→ The request
Each line from the top of the listing through the one holding "F_END = 133752.5" should be restated word for word, with nothing added and no pictures.

→ Collected data
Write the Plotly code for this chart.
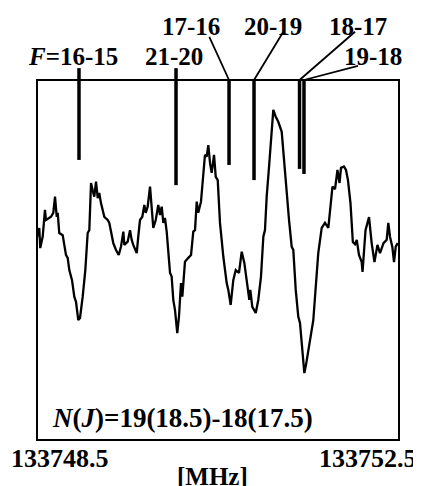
import plotly.graph_objects as go

# ---------------- data ----------------
F_START = 133748.5
F_END = 133752.5

# spectrum: frequency offsets from 133748.5 MHz and relative intensity (box = 0..100)
freq_offset = [0.008, 0.025, 0.036, 0.063, 0.088, 0.099, 0.155, 0.180, 0.199, 0.218, 0.229, 0.246, 0.284, 0.320,
               0.339, 0.357, 0.387, 0.412, 0.431, 0.456, 0.475, 0.505, 0.534, 0.560, 0.578, 0.597, 0.615, 0.633,
               0.652, 0.671, 0.688, 0.707, 0.744, 0.781, 0.799, 0.818, 0.843, 0.873, 0.903, 0.928, 0.954, 0.965,
               1.002, 1.028, 1.046, 1.064, 1.102, 1.119, 1.138, 1.164, 1.186, 1.201, 1.223, 1.249, 1.267, 1.285,
               1.312, 1.340, 1.359, 1.378, 1.396, 1.414, 1.433, 1.451, 1.470, 1.488, 1.506, 1.525, 1.550, 1.569,
               1.591, 1.606, 1.635, 1.672, 1.702, 1.727, 1.746, 1.765, 1.782, 1.812, 1.838, 1.856, 1.875, 1.893,
               1.912, 1.930, 1.956, 1.975, 1.997, 2.022, 2.059, 2.096, 2.114, 2.140, 2.169, 2.196, 2.232, 2.262,
               2.291, 2.328, 2.346, 2.357, 2.379, 2.417, 2.445, 2.475, 2.501, 2.519, 2.538, 2.564, 2.586, 2.611,
               2.638, 2.666, 2.704, 2.733, 2.759, 2.785, 2.814, 2.832, 2.859, 2.887, 2.906, 2.931, 2.954, 2.972,
               2.998, 3.024, 3.053, 3.072, 3.108, 3.146, 3.182, 3.219, 3.265, 3.293, 3.320, 3.343, 3.359, 3.392,
               3.414, 3.436, 3.464, 3.490, 3.514, 3.533, 3.558, 3.588, 3.597, 3.630, 3.669, 3.698, 3.729, 3.762,
               3.790, 3.829, 3.864, 3.882, 3.901, 3.926, 3.945, 3.964, 3.986]
intensity = [56.5, 58.9, 53.3, 56.5, 63.9, 61.1, 62.0, 63.1, 67.6, 62.0, 63.1, 57.5, 56.9, 51.4,
             50.6, 47.2, 44.4, 39.8, 38.4, 33.3, 33.9, 39.8, 47.2, 57.5, 58.3, 71.4, 69.4, 67.6,
             71.8, 67.2, 68.6, 65.8, 62.0, 61.1, 60.3, 57.5, 54.7, 52.8, 51.4, 53.7, 57.9, 54.2,
             55.1, 58.3, 55.6, 54.2, 51.9, 56.5, 61.1, 62.0, 65.3, 63.1, 64.8, 70.4, 64.8, 58.9,
             61.1, 65.3, 62.5, 64.8, 60.3, 61.7, 57.9, 50.9, 46.4, 45.4, 38.9, 36.1, 29.7, 34.3,
             43.6, 39.8, 49.5, 50.6, 51.4, 57.9, 58.3, 66.2, 63.1, 66.2, 74.2, 79.2, 78.7, 81.9,
             76.9, 74.2, 79.2, 73.1, 72.2, 60.3, 50.9, 43.6, 41.7, 37.5, 44.4, 47.2, 46.4, 52.3,
             49.2, 42.6, 38.9, 41.7, 37.0, 35.3, 38.9, 45.4, 56.5, 58.3, 67.6, 75.9, 84.3, 91.7,
             89.8, 88.4, 85.6, 75.9, 67.6, 61.1, 53.7, 52.8, 41.7, 34.3, 32.5, 24.2, 18.6, 20.8,
             25.0, 29.7, 33.3, 39.8, 51.9, 58.9, 60.3, 58.9, 70.4, 69.7, 75.0, 71.4, 75.6, 76.0,
             75.0, 72.2, 65.8, 55.0, 54.4, 55.6, 51.4, 49.4, 46.7, 58.3, 61.9, 54.7, 49.4, 54.2,
             51.9, 54.7, 55.6, 60.3, 56.4, 53.7, 49.4, 53.7, 54.7]

# hyperfine components (stick spectrum hanging from the top of the box)
stick_labels = ["<i>F</i>=16-15", "21-20", "17-16", "20-19", "18-17", "19-18"]
stick_freq = [133748.964, 133750.036, 133750.622, 133750.898, 133751.401, 133751.450]
stick_top = [103.3, 103.3, 100.0, 100.0, 100.0, 100.0]
stick_bottom = [77.8, 70.8, 76.4, 72.2, 75.3, 73.9]

# label positions (frequency, intensity units) and leader-line start points
label_freq = [133748.902, 133750.014, 133750.202, 133751.108, 133752.047, 133752.213]
label_level = [106.4, 106.4, 115.0, 115.0, 115.0, 106.4]
leader_freq = [None, None, 133750.404, 133751.222, 133752.014, 133752.047]
leader_level = [None, None, 112.0, 113.4, 113.4, 103.9]

tick_text = ["133748.5", "133752.5"]
axis_title = "[MHz]"
transition = "<i>N</i>(<i>J</i>)=19(18.5)-18(17.5)"

# ---------------- figure ----------------
freq = [F_START + d for d in freq_offset]

PAGE_MARGIN = 8                     # default body margin of the html page
W, H = 421 - PAGE_MARGIN, 486 - PAGE_MARGIN
PX_PER_MHZ = 90.5
PX_PER_UNIT = 3.6
BOX_L, BOX_B = 37 - PAGE_MARGIN, 440 - PAGE_MARGIN
x_range = [F_START - BOX_L / PX_PER_MHZ, F_START + (W - BOX_L) / PX_PER_MHZ]
y_range = [-(H - BOX_B) / PX_PER_UNIT, BOX_B / PX_PER_UNIT]

FONT = "Liberation Serif"
fig = go.Figure()

# box
fig.add_shape(type="rect", xref="x", yref="y", x0=F_START, x1=F_END, y0=0, y1=100,
              line=dict(color="black", width=2), fillcolor="rgba(0,0,0,0)", layer="below")

# spectrum
fig.add_trace(go.Scatter(x=freq, y=intensity, mode="lines",
                         line=dict(color="black", width=2.3), hoverinfo="skip", showlegend=False))

# sticks
sx, sy = [], []
for f, t, b in zip(stick_freq, stick_top, stick_bottom):
    sx += [f, f, None]
    sy += [t, b, None]
fig.add_trace(go.Scatter(x=sx, y=sy, mode="lines", line=dict(color="black", width=3.5),
                         hoverinfo="skip", showlegend=False))

# leader lines
lx, ly = [], []
for f, lf, ll in zip(stick_freq, leader_freq, leader_level):
    if lf is None:
        continue
    lx += [lf, f, None]
    ly += [ll, 100.0, None]
fig.add_trace(go.Scatter(x=lx, y=ly, mode="lines", line=dict(color="black", width=1.8),
                         hoverinfo="skip", showlegend=False))

bold = dict(family=FONT, size=25, color="black")
for txt, f, lev in zip(stick_labels, label_freq, label_level):
    fig.add_annotation(x=f, y=lev, xref="x", yref="y", text=f"<b>{txt}</b>", showarrow=False,
                       xanchor="center", yanchor="middle", font=bold)

fig.add_annotation(x=F_START, y=-5.1, xref="x", yref="y", text=f"<b>{tick_text[0]}</b>",
                   showarrow=False, xanchor="left", xshift=-28, yanchor="middle",
                   font=dict(family=FONT, size=26, color="black"))
fig.add_annotation(x=F_END, y=-5.1, xref="x", yref="y", text=f"<b>{tick_text[1]}</b>",
                   showarrow=False, xanchor="right", xshift=20, yanchor="middle",
                   font=dict(family=FONT, size=26, color="black"))
fig.add_annotation(x=(F_START + F_END) / 2, y=-10.2, xref="x", yref="y", text=f"<b>{axis_title}</b>",
                   showarrow=False, xanchor="center", xshift=-6, yanchor="middle", font=bold)
fig.add_annotation(x=F_START, y=6.25, xref="x", yref="y", text=f"<b>{transition}</b>",
                   showarrow=False, xanchor="left", xshift=13, yanchor="middle",
                   font=dict(family=FONT, size=27, color="black"))

fig.update_xaxes(range=x_range, visible=False, fixedrange=True)
fig.update_yaxes(range=y_range, visible=False, fixedrange=True)
fig.update_layout(width=W, height=H, margin=dict(l=0, r=0, t=0, b=0),
                  plot_bgcolor="white", paper_bgcolor="white", showlegend=False)

fig.write_html("out.html")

→ Complete answer
Write the Plotly code for this chart.
import plotly.graph_objects as go

# ---------------- data ----------------
F_START = 133748.5
F_END = 133752.5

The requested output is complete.